SciPy 2024

Introduction to Causal Inference using pgmpy
07-10, 14:35–15:05 (US/Pacific), Ballroom

In the domain of data science, a significant number of questions are aimed at understanding and quantifying the effects of interventions, such as assessing the efficacy of a vaccine or the impact of price adjustments on the sales volume of a product. Traditional association based methods machine learning methods, predominantly utilized for predictive analytics, prove inadequate for answering these causal questions from observational data, necessitating the use of causal inference methodologies. This talk aims to introduce the audience to the Directed Acyclic Graph (DAG) framework for causal inference. The presentation has two main objectives: firstly, to provide an insight into the types of questions where causal inference methods can be applied; and secondly, to demonstrate a walkthrough of causal analysis on a real dataset, highlighting the various steps of causal analysis and showcasing the use of the pgmpy package.

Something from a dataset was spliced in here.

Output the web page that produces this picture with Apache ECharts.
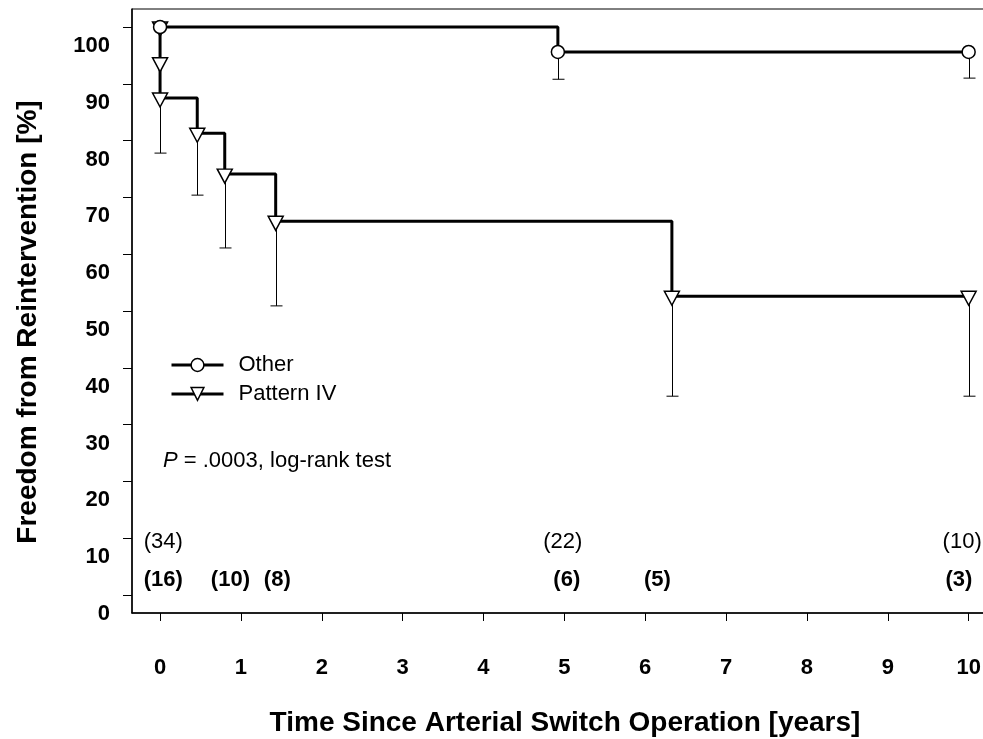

In both research and industry, we often seek to determine causal relationships, such as whether increasing the minimum wage leads to lower unemployment rates, or how customer service quality affects brand loyalty and repeat purchases. While traditional association based machine learning methods excel at identifying correlations, they fall short in establishing causal effects. The gold standard for uncovering these causal effects is to conduct randomized controlled trials (RCTs) or perform A/B tests. However, RCTs and A/B tests can sometimes be unethical or expensive.

Causal inference methods offer an alternative, providing ways to estimate causal effects from observational data sets. This talk will focus on a Directed Acyclic Graph (DAG)-based mathematical framework for causal inference, structured into two main parts:

  1. Motivating Examples: Through simple examples, including Simpson's paradox, the talk will highlight scenarios that require causal inference methodologies. Key concepts such as confounding, identification, intervention, and counterfactuals will be introduced.

  2. A Causal Inference Analysis Walkthrough: Analyzing causal relationships in observational data often involves several steps, such as constructing a DAG, learning the parameters of the DAG, identifying the causal effect of interest, and estimating this effect. Each of these steps can requires critical decisions. Using a real dataset (such as the protein signaling network or the adult income dataset), the talk will give a walkthrough of a complete causal analysis pipeline using the pgmpy package.

Outline of the Talk:
1. (5 mins) Introduction to causal inference with examples to illustrate the general idea, focusing on the issue of unobserved confounders.
2. (5 mins) An overview of Pearl's DAG framework for visualizing and reasoning about causality, introducing basic causal inference concepts such as intervention and identification.
3. (15 mins) A step-by-step walkthrough of a causal inference analysis using a real dataset, covering:
a. DAG construction, structure learning, and model testing.
b. Identification of the causal parameter of interest.
c. Estimation of the causal parameter.
4. (5 mins) Discussion on various challenges and pitfalls, including model selection and scalability issues.

Intended Audience: This talk is aimed at a foundational level and is accessible without any prerequisites.

Ankur Ankan is a postdoctoral researcher at Radboud University in the Netherlands, where his research focuses on causal inference. His main interest lies in developing practical methods for causal inference, along with developing software tools for it. He also started and maintains the Python package pgmpy, which offers tools for probabilistic and causal inference in graphical models.